- [Written instruction]: Below are records. Copy every line with "chart" in it.

- [Listed records]:
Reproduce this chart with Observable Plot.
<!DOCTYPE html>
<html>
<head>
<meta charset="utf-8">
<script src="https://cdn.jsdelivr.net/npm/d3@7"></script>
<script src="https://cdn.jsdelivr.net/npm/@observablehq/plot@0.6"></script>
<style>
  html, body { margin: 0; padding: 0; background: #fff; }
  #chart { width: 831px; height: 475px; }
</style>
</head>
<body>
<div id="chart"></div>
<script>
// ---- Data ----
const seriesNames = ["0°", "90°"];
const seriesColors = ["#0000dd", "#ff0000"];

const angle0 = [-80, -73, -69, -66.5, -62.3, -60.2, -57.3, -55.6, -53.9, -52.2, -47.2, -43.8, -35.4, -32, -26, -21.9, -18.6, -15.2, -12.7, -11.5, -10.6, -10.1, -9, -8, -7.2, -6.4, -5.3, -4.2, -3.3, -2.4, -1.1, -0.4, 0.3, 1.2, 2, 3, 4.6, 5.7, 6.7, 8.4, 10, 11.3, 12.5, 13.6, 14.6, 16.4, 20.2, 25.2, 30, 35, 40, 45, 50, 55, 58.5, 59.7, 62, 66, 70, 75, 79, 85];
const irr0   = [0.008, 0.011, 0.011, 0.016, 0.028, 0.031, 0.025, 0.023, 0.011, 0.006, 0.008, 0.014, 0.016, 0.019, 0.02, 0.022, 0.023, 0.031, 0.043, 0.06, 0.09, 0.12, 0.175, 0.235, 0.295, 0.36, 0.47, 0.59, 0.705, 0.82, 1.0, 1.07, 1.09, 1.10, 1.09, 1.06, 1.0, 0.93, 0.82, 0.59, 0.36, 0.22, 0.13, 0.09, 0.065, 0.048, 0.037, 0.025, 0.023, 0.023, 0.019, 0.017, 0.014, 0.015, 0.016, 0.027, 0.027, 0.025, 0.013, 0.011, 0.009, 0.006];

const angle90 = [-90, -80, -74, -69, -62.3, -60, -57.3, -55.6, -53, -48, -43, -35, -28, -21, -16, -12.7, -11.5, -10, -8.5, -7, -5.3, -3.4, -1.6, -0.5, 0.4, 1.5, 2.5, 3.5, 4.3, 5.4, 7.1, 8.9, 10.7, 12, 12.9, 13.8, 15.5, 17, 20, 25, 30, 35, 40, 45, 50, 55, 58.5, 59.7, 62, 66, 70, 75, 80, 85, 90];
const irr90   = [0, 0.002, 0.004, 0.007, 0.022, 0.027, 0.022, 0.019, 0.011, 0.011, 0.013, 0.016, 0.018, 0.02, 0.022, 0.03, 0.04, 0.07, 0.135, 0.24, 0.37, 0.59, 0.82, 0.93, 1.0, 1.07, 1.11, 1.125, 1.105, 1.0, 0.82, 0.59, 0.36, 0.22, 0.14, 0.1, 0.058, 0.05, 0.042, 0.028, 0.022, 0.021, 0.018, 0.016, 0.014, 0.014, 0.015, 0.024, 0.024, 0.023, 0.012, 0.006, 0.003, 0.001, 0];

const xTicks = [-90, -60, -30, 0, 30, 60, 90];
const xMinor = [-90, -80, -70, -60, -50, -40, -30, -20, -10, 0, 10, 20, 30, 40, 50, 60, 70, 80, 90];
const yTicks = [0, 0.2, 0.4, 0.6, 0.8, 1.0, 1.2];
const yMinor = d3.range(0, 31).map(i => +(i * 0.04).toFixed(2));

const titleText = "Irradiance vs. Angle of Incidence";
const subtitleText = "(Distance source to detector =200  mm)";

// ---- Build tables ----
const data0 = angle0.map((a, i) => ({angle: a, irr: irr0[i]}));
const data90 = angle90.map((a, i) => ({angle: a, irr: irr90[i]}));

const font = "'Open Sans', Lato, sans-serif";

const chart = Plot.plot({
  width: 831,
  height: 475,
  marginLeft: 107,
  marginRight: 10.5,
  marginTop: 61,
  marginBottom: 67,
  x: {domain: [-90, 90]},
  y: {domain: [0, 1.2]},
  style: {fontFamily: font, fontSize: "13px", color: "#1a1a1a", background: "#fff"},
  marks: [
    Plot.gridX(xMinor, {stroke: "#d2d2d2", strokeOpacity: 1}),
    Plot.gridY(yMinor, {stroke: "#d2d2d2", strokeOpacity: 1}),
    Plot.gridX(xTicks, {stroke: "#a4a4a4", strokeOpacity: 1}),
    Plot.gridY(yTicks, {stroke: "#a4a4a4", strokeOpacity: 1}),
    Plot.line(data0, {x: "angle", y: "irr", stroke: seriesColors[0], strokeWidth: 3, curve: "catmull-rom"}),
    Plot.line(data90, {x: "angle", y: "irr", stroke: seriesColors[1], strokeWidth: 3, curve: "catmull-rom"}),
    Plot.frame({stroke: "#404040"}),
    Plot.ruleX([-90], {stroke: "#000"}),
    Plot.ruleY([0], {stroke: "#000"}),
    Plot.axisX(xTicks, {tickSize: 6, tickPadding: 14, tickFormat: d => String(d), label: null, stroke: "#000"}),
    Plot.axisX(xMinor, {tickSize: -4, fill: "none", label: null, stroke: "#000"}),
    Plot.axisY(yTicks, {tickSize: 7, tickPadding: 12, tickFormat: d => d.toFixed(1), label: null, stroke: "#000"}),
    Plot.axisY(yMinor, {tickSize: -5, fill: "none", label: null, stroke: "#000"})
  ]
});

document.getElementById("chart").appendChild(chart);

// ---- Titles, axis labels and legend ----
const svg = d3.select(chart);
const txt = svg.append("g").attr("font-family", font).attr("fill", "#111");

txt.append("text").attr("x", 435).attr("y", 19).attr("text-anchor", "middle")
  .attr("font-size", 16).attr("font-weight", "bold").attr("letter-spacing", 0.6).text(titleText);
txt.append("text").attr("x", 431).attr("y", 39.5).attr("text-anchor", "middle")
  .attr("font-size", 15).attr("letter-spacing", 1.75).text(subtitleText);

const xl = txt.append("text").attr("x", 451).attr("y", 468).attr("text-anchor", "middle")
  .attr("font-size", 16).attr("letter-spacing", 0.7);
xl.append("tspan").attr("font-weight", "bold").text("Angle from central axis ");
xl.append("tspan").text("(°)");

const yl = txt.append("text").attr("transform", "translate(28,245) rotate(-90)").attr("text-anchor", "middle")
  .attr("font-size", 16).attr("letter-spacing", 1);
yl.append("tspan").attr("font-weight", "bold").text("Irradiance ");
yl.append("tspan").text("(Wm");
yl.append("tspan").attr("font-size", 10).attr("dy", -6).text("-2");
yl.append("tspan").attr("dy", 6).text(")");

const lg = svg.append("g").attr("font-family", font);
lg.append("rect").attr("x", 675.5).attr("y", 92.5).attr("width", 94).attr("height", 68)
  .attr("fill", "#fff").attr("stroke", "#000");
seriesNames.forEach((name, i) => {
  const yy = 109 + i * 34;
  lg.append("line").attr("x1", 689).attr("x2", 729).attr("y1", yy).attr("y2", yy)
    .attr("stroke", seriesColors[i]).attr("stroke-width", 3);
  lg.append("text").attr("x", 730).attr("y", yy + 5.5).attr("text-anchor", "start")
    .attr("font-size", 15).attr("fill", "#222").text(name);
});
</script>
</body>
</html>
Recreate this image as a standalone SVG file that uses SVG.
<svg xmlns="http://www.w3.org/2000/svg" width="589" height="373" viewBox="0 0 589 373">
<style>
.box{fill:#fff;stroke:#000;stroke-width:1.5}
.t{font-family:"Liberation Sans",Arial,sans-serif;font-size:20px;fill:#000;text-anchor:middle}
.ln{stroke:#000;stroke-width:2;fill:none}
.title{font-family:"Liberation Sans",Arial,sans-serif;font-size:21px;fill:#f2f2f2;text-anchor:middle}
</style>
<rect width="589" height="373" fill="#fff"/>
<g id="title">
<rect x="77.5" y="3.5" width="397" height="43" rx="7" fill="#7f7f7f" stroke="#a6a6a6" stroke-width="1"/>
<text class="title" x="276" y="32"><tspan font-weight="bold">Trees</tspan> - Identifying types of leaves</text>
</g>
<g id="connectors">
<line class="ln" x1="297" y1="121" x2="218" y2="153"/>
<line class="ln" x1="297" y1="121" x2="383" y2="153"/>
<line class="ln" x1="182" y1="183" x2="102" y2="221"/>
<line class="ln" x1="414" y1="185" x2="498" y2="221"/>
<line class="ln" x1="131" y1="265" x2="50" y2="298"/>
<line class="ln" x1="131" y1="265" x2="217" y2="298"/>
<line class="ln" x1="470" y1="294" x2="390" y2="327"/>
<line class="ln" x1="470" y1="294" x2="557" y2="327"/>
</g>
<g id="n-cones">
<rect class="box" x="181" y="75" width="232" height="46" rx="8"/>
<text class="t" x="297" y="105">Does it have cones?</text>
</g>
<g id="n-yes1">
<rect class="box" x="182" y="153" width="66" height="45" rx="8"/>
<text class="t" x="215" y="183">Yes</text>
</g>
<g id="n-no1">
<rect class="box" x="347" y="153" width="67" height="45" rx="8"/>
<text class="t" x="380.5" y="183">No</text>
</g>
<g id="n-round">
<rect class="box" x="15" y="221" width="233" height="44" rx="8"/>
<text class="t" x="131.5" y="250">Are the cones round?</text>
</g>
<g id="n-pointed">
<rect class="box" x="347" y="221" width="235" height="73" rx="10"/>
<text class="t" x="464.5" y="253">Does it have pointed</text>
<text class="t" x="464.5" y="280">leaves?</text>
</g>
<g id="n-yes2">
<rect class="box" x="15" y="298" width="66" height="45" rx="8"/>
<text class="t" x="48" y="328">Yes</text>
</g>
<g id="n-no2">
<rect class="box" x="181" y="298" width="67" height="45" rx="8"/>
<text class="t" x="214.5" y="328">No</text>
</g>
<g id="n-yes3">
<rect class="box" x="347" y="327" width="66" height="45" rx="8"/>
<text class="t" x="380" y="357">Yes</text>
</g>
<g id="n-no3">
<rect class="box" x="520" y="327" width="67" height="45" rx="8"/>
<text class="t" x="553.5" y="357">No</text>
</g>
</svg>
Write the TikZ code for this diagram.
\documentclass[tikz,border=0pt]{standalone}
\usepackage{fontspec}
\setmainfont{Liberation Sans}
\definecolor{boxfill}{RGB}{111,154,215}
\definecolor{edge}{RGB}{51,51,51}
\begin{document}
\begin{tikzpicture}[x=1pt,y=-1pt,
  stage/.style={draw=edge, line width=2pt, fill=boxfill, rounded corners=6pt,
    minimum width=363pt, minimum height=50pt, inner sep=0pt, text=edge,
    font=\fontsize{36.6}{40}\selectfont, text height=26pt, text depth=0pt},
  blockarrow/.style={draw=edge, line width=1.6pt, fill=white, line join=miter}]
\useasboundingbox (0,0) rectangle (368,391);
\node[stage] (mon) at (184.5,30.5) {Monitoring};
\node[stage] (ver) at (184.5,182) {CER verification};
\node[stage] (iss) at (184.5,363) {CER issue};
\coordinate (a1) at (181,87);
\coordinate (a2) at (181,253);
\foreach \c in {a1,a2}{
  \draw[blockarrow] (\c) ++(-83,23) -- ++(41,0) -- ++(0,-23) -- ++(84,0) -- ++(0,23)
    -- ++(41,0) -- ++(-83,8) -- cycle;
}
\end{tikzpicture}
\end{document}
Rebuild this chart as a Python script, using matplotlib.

- [Exercise response]:
Reproduce this chart with Observable Plot.
  #chart { width: 831px; height: 475px; }
<div id="chart"></div>
const chart = Plot.plot({
document.getElementById("chart").appendChild(chart);
const svg = d3.select(chart);
Rebuild this chart as a Python script, using matplotlib.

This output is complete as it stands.